Private Japanese firm to land rover on the surface of the Moon

Image credit: reuters

The first private venture to land on the surface of the Moon is set to take place later today with a spacecraft launched by Japanese startup ispace.

The Hakuto-R Mission 1 Lunar Lander is expected to make its landing around 16.40 GMT today (Tuesday) after spending some weeks orbiting the Moon in an elliptical orbit starting around 2,000km above the surface.

The lander’s onboard camera has already been used to take pictures of the Moon from space.

During the landing sequence, Hakuto-R will perform a braking burn, firing its main propulsion system to decelerate from orbit. Utilising a series of pre-set commands, the lander will adjust its attitude and reduce velocity in order to make a soft landing on the lunar surface. The process will take approximately one hour if completed successfully.

The lander originally took off from Cape Canaveral, Florida, on a SpaceX rocket in December.

Speaking at a media briefing, ispace chief technology officer Ryo Ujiie likened the task of slowing down the lander to the correct speed against the Moon’s gravitational pull to “stepping on the brakes on a running bicycle at the edge of a ski jumping hill.”

Should conditions change, there are three alternative landing sites. Depending on the site chosen, the landing date may change. Alternative landing dates, depending on the operational status, are April 26, May 1 or May 3 2023.

After reaching the landing site at the edge of Mare Frigoris, in the Moon’s northern hemisphere, the M1 is expected to deploy a two-wheeled, baseball-sized rover developed by the Japan Aerospace Exploration Agency (Jaxa) alongside Japanese toymaker Tomy Co and Sony, as well as the United Arab Emirates’ four-wheeled 'Rashid' Rover.

The rover is also carrying an experimental solid-state battery to gauge how the technology performs in the lunar environment.
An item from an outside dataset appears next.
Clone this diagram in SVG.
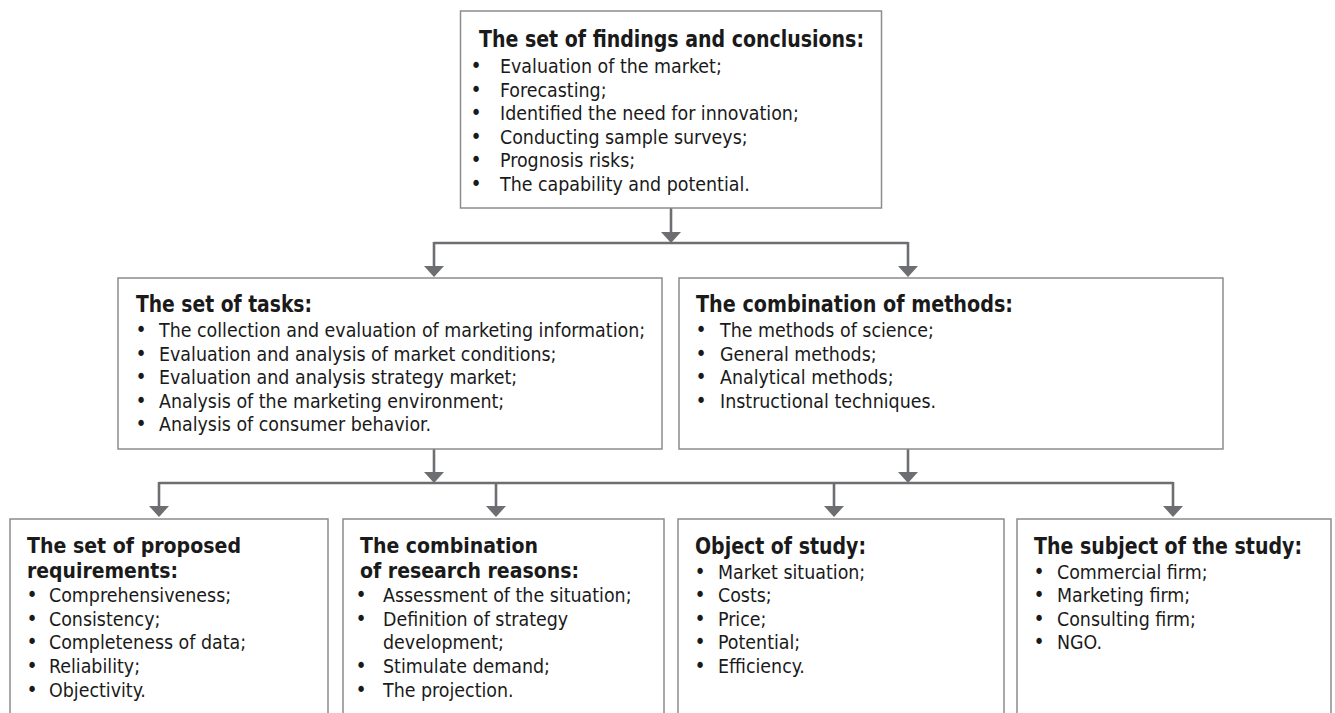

Japan harbours big ambitions for its space sector, including the goal of sending Japanese astronauts to the Moon by the late 2020s.

However, last month Jaxa lost its new medium-lift H3 rocket to forced manual destruction after it reached space. That incident came less than five months after the body’s solid-fuel Epsilon rocket failed after launch in October.

In 2020, soil and gas samples from the Ryugu asteroid were collected by Jaxa's Hayabusa2 probe in a complex manoeuvre that required collecting the sample through a controlled explosion and then travelling back to the Earth for delivery.